On peut lire dans le rapport qu’il s’agit également d’un problème plus large d’addiction…
Cela a été un de nos éléments de recherche. On s’est rendu compte que même les personnes en bonne santé mentionnaient leur addiction à TikTok. On se dit qu’on va se coucher, scroller pendant 5 minutes et on se rend compte que 6 heures sont passées sans faire attention. Au Kenya, on est allé parler à des jeunes qui nous ont mentionné des fois où ils oubliaient même de manger ou de dormir, au point de rater l’école. Et ce sont précisément ces jeunes qui ont besoin de sommeil pour que leur cerveau puisse se développer. L’addiction est un problème qui touche un public bien plus large. Si mon truc, c’est la danse, et que je passe 6 heures à en regarder, ça devient problématique. Il commence à y avoir des recherches sur les effets de l’addiction aux réseaux sociaux sur la santé, avec des problèmes de sommeil ou d’attention qui se répercutent sur les cerveaux des adolescents.
Est-il possible d’améliorer le fonctionnement de TikTok ?

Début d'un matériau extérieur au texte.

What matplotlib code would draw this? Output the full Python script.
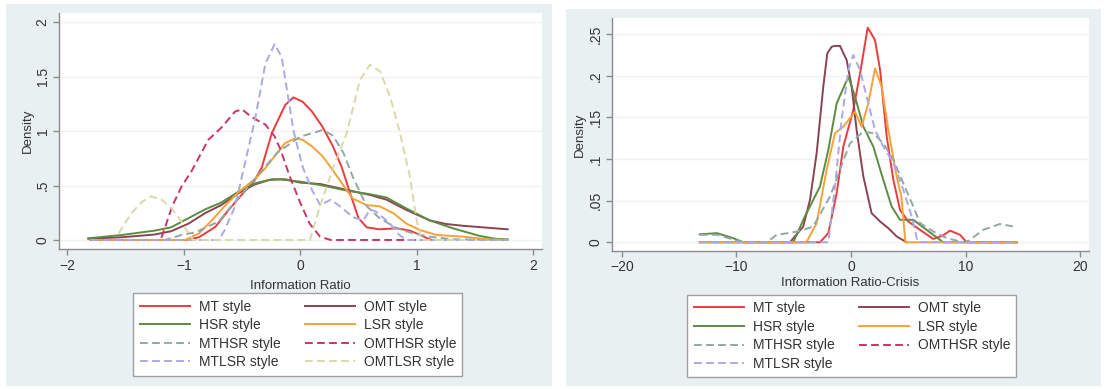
import matplotlib
matplotlib.use('Agg')
import matplotlib.pyplot as plt
from matplotlib.patches import Rectangle

plt.rcParams['font.family'] = ['Liberation Sans', 'DejaVu Sans']

# ---- left panel: Information Ratio ----
mt_x = [-1.8, -0.97, -0.87, -0.73, -0.62, -0.5, -0.39, -0.33, -0.245, -0.13, -0.06, 0.02, 0.1, 0.19,
        0.28, 0.355, 0.427, 0.5, 0.57, 0.68, 0.83, 0.94, 1.03, 1.1, 1.13]
mt_y = [0, 0, 0.025, 0.12, 0.27, 0.42, 0.55, 0.67, 0.98, 1.24, 1.31, 1.27, 1.18, 1.04,
        0.86, 0.67, 0.43, 0.2, 0.116, 0.098, 0.107, 0.086, 0.046, 0.01, 0]
omt_x = [-1.82, -1.53, -1.25, -1.11, -0.96, -0.82, -0.68, -0.53, -0.39, -0.25, -0.13, 0.0, 0.17,
         0.40, 0.60, 0.74, 0.91, 1.11, 1.25, 1.4, 1.6, 1.78]
omt_y = [0.012, 0.025, 0.05, 0.08, 0.15, 0.245, 0.32, 0.43, 0.51, 0.557, 0.557, 0.527, 0.514,
         0.46, 0.413, 0.37, 0.276, 0.18, 0.147, 0.13, 0.113, 0.098]
hsr_x = [-1.82, -1.53, -1.25, -1.11, -0.96, -0.82, -0.68, -0.53, -0.39, -0.275, -0.174, 0.0, 0.17,
         0.40, 0.60, 0.74, 0.91, 1.11, 1.31, 1.54, 1.68, 1.78]
hsr_y = [0.015, 0.046, 0.086, 0.116, 0.2, 0.28, 0.343, 0.444, 0.52, 0.55, 0.557, 0.536, 0.505,
         0.453, 0.42, 0.39, 0.29, 0.18, 0.107, 0.037, 0.01, 0.006]
lsr_x = [-1.8, -0.99, -0.87, -0.76, -0.65, -0.53, -0.39, -0.3, -0.22, -0.13, -0.045, 0.02, 0.1,
         0.19, 0.28, 0.37, 0.45, 0.57, 0.68, 0.8, 0.91, 1.03, 1.17, 1.4, 1.6, 1.78]
lsr_y = [0, 0, 0.06, 0.18, 0.31, 0.44, 0.56, 0.66, 0.77, 0.89, 0.934, 0.92, 0.86,
         0.77, 0.64, 0.5, 0.38, 0.32, 0.31, 0.245, 0.15, 0.09, 0.046, 0.03, 0.006, 0]
mthsr_x = [-1.8, -1.16, -1.02, -0.9, -0.7, -0.6, -0.4, -0.2, 0.0, 0.1, 0.19, 0.28, 0.37, 0.45,
           0.57, 0.68, 0.83, 0.97, 1.11, 1.31, 1.78]
mthsr_y = [0, 0, 0.046, 0.07, 0.17, 0.3, 0.55, 0.8, 0.95, 0.98, 1.01, 0.96, 0.8, 0.58,
           0.31, 0.2, 0.107, 0.06, 0.03, 0.006, 0]
omthsr_x = [-1.8, -1.2, -1.16, -1.1, -1.02, -0.93, -0.79, -0.68, -0.56, -0.5, -0.42, -0.3, -0.22,
            -0.17, -0.09, 0.0, 0.08, 0.17, 0.26, 1.05]
omthsr_y = [0, 0, 0.12, 0.31, 0.49, 0.64, 0.92, 1.03, 1.18, 1.2, 1.13, 1.06, 0.95,
            0.83, 0.58, 0.34, 0.15, 0.03, 0, 0]
mtlsr_x = [-1.8, -0.7, -0.65, -0.56, -0.47, -0.39, -0.3, -0.22, -0.16, -0.11, -0.06, 0.02, 0.1,
           0.17, 0.26, 0.34, 0.45, 0.54, 0.6, 0.65, 0.77, 0.85, 0.91, 1.78]
mtlsr_y = [0, 0, 0.09, 0.31, 0.73, 1.1, 1.62, 1.8, 1.68, 1.35, 1.01, 0.67, 0.46,
           0.32, 0.37, 0.31, 0.21, 0.18, 0.28, 0.26, 0.15, 0.046, 0, 0]
omtlsr_x = [-1.56, -1.45, -1.36, -1.28, -1.19, -1.105, -1.02, -0.96, -0.92, 0.083, 0.169, 0.284,
            0.398, 0.512, 0.598, 0.684, 0.77, 0.856, 0.941, 0.999, 1.04, 1.4]
omtlsr_y = [0.06, 0.245, 0.35, 0.4, 0.37, 0.29, 0.17, 0.06, 0, 0, 0.31, 0.67,
            0.98, 1.47, 1.61, 1.55, 1.32, 0.98, 0.58, 0.18, 0, 0]

# ---- right panel: Information Ratio-Crisis ----
mt_c_x = [-13.2, -2.71, -1.98, -1.25, -0.67, 0.2, 0.79, 1.46, 2.1, 2.54, 3.12, 3.7, 4.28, 5.0,
          6.03, 7.19, 8.0, 8.65, 9.52, 10.1, 14.5]
mt_c_y = [0, 0, 0.011, 0.059, 0.115, 0.159, 0.203, 0.258, 0.243, 0.207, 0.127, 0.075, 0.039, 0.025,
          0.015, 0.004, 0.008, 0.014, 0.009, 0, 0]
omt_c_x = [-5.33, -4.17, -3.58, -3.0, -2.42, -2.07, -1.69, -1.4, -0.96, -0.38, 0.06, 0.49, 1.08,
           1.8, 2.54, 3.26, 3.99, 4.86]
omt_c_y = [0, 0.019, 0.051, 0.107, 0.187, 0.227, 0.235, 0.236, 0.236, 0.219, 0.187, 0.135, 0.079,
           0.035, 0.025, 0.017, 0.007, 0]
hsr_c_x = [-13.2, -11.7, -10.3, -9.4, -5.04, -4.03, -2.71, -1.98, -1.25, -0.23, 0.35, 1.08, 1.95,
           2.82, 3.55, 4.28, 5.44, 6.6, 7.77, 8.0, 14.5]
hsr_c_y = [0.0096, 0.011, 0.005, 0, 0, 0.031, 0.067, 0.111, 0.167, 0.199, 0.175, 0.139, 0.115,
           0.075, 0.043, 0.027, 0.027, 0.015, 0.003, 0, 0]
lsr_c_x = [-13.2, -3.89, -3.0, -2.13, -1.4, -0.67, 0.35, 0.93, 1.51, 2.1, 2.68, 3.26, 3.99, 4.4,
           4.75, 14.5]
lsr_c_y = [0, 0, 0.023, 0.087, 0.131, 0.139, 0.157, 0.139, 0.167, 0.209, 0.187, 0.135, 0.079, 0.055,
           0, 0]
mthsr_c_x = [-13.2, -11.7, -9.7, -9.4, -7.36, -6.49, -5.04, -4.16, -3.3, -1.83, -0.96, -0.09, 1.08,
             1.95, 2.82, 3.7, 4.57, 5.44, 6.03, 7.19, 8.36, 9.81, 10.3, 11.55, 13.0, 14.2]
mthsr_c_y = [0.009, 0.009, 0.001, 0, 0, 0.009, 0.012, 0.015, 0.019, 0.055, 0.087, 0.119, 0.133,
             0.131, 0.119, 0.099, 0.071, 0.043, 0.023, 0.013, 0.005, 0, 0.002, 0.015, 0.022, 0.019]
mtlsr_c_x = [-13.2, -1.98, -1.4, -0.82, -0.23, 0.2, 0.79, 1.51, 2.1, 2.82, 3.55, 4.0, 4.57, 5.3,
             5.74, 5.9, 14.5]
mtlsr_c_y = [0, 0, 0.067, 0.147, 0.207, 0.225, 0.207, 0.167, 0.135, 0.115, 0.099, 0.085, 0.063, 0.031,
             0.005, 0, 0]

dash = (0, (4, 2.2))
styles = {
    'MT style': dict(color='#ee3a3c', ls='-'),
    'OMT style': dict(color='#8b4352', ls='-'),
    'HSR style': dict(color='#5e8b42', ls='-'),
    'LSR style': dict(color='#f5a236', ls='-'),
    'MTHSR style': dict(color='#93a7a6', ls=dash),
    'OMTHSR style': dict(color='#cb3560', ls=dash),
    'MTLSR style': dict(color='#a9a9e6', ls=dash),
    'OMTLSR style': dict(color='#d9d9ab', ls=dash),
}
legend_order = ['MT style', 'HSR style', 'MTHSR style', 'MTLSR style',
                'OMT style', 'LSR style', 'OMTHSR style', 'OMTLSR style']

W, H = 1107, 389
fig = plt.figure(figsize=(W / 100, H / 100), dpi=100)
fig.patch.set_facecolor('white')
panel_col = '#e9f0f2'
fig.patches.append(Rectangle((6 / W, 1 - 386 / H), 546 / W, 382 / H, transform=fig.transFigure,
                             facecolor=panel_col, edgecolor='none', zorder=-10))
fig.patches.append(Rectangle((566 / W, 1 - 386 / H), 535 / W, 377 / H, transform=fig.transFigure,
                             facecolor=panel_col, edgecolor='none', zorder=-10))


def style_axes(ax, xticks, yticks, ylabels, xlabel, xpad):
    ax.set_facecolor('white')
    for s in ['top', 'right']:
        ax.spines[s].set_visible(False)
    for s in ['left', 'bottom']:
        ax.spines[s].set_color('#8c8c8c')
        ax.spines[s].set_linewidth(1)
    ax.set_xticks(xticks)
    ax.set_yticks(yticks)
    ax.set_yticklabels(ylabels, rotation=90, va='center')
    ax.tick_params(colors='#8c8c8c', labelcolor='#333333', labelsize=10, length=4, width=1, pad=3)
    ax.yaxis.grid(True, color='#f0f2f2', lw=1)
    ax.set_axisbelow(True)
    ax.set_xlabel(xlabel, fontsize=9.5, color='#333333', labelpad=xpad)
    ax.set_ylabel('Density', fontsize=9.5, color='#333333', labelpad=1.5)


def add_legend(ax, handles, x0, y0):
    hs = [handles[k] for k in legend_order if k in handles]
    labs = [k for k in legend_order if k in handles]
    leg = fig.legend(hs, labs, loc='upper left', bbox_to_anchor=(x0 / W, 1 - y0 / H), ncol=2,
                     fontsize=10, handlelength=3.6, handletextpad=0.65, columnspacing=1.75,
                     labelspacing=0.33, borderpad=0.45, borderaxespad=0, fancybox=False,
                     framealpha=1, edgecolor='#a0a0a0')
    leg.get_frame().set_linewidth(1)
    for t in leg.get_texts():
        t.set_color('#333333')


# left
ax1 = fig.add_axes([59.3 / W, 1 - 249 / H, (541.7 - 59.3) / W, (249 - 12.7) / H])
left_data = [('MT style', mt_x, mt_y), ('OMT style', omt_x, omt_y), ('HSR style', hsr_x, hsr_y),
             ('LSR style', lsr_x, lsr_y), ('MTHSR style', mthsr_x, mthsr_y),
             ('OMTHSR style', omthsr_x, omthsr_y), ('MTLSR style', mtlsr_x, mtlsr_y),
             ('OMTLSR style', omtlsr_x, omtlsr_y)]
h1 = {}
for name, xs, ys in left_data:
    st = styles[name]
    h1[name], = ax1.plot(xs, ys, color=st['color'], linestyle=st['ls'], lw=1.4, label=name)
ax1.set_xlim(-2.069, 2.072)
ax1.set_ylim(-0.083, 2.088)
style_axes(ax1, [-2, -1, 0, 1, 2], [0, 0.5, 1, 1.5, 2], ['0', '.5', '1', '1.5', '2'],
           'Information Ratio', 5)
add_legend(ax1, h1, 133.3, 293.3)

# right
ax2 = fig.add_axes([612 / W, 1 - 250.7 / H, (1088.5 - 612) / W, (250.7 - 18.3) / H])
right_data = [('MT style', mt_c_x, mt_c_y), ('OMT style', omt_c_x, omt_c_y),
              ('HSR style', hsr_c_x, hsr_c_y), ('LSR style', lsr_c_x, lsr_c_y),
              ('MTHSR style', mthsr_c_x, mthsr_c_y), ('OMTHSR style', [], []),
              ('MTLSR style', mtlsr_c_x, mtlsr_c_y)]
h2 = {}
for name, xs, ys in right_data:
    st = styles[name]
    h2[name], = ax2.plot(xs, ys, color=st['color'], linestyle=st['ls'], lw=1.4, label=name)
ax2.set_xlim(-20.87, 20.74)
ax2.set_ylim(-0.0101, 0.2692)
style_axes(ax2, [-20, -10, 0, 10, 20], [0, 0.05, 0.1, 0.15, 0.2, 0.25],
           ['0', '.05', '.1', '.15', '.2', '.25'], 'Information Ratio-Crisis', 1.5)
add_legend(ax2, h2, 687.3, 295)

fig.savefig('out.png', dpi=100)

A la fin de notre étude, nous avons dressé une liste de recommandations pour TikTok, notamment d’arrêter l’hyperpersonnalisation, ou en tout cas de ne plus en faire une fonctionnalité par défaut. C’est une forme de surveillance qui devrait être clairement consentie par l’usager. TikTok devrait nous demander nos centres d’intérêt, on pourrait répondre «les chevaux, le foot, la danse» et ça serait déjà un consentement bien plus éclairé. Car beaucoup de jeunes nous ont dit que ça pouvait leur faire peur de voir à quel point les algorithmes de TikTok pouvaient les cerner.
Vous avez publié en parallèle une enquête intitulée «Pris·e au piège de la surveillance intrinsèque à TikTok». C’est complémentaire ?
«Poussé·e·s vers les ténèbres» revenait sur les stratégies employées par TikTok pour maintenir l’usager sur la plateforme et qu’il consomme un maximum de contenus, donc de pubs. «Pris·e au piège de la surveillance intrinsèque à TikTok» se penche sur les politiques relatives à la vie privée des usagers et la manière dont leurs données sont utilisées pour faire de l’argent. Dans les grandes lignes, on accuse TikTok d’utiliser les données récoltées sur les jeunes, ce qui va à l’encontre du droit à la vie privée. Nous considérons que les publicités ciblées constituent une forme de manipulation qui ne devrait pas être acceptée. Dans la vraie vie, on ne laisserait pas quelqu’un suivre nos enfants pour connaître leur vie. Ce n’est pas quelque chose qu’on aurait accepté avant l’arrivée des réseaux sociaux. C’est inquiétant de voir que nous avons accepté que toutes ces entreprises sachent tout de nous et s’en servent contre nous.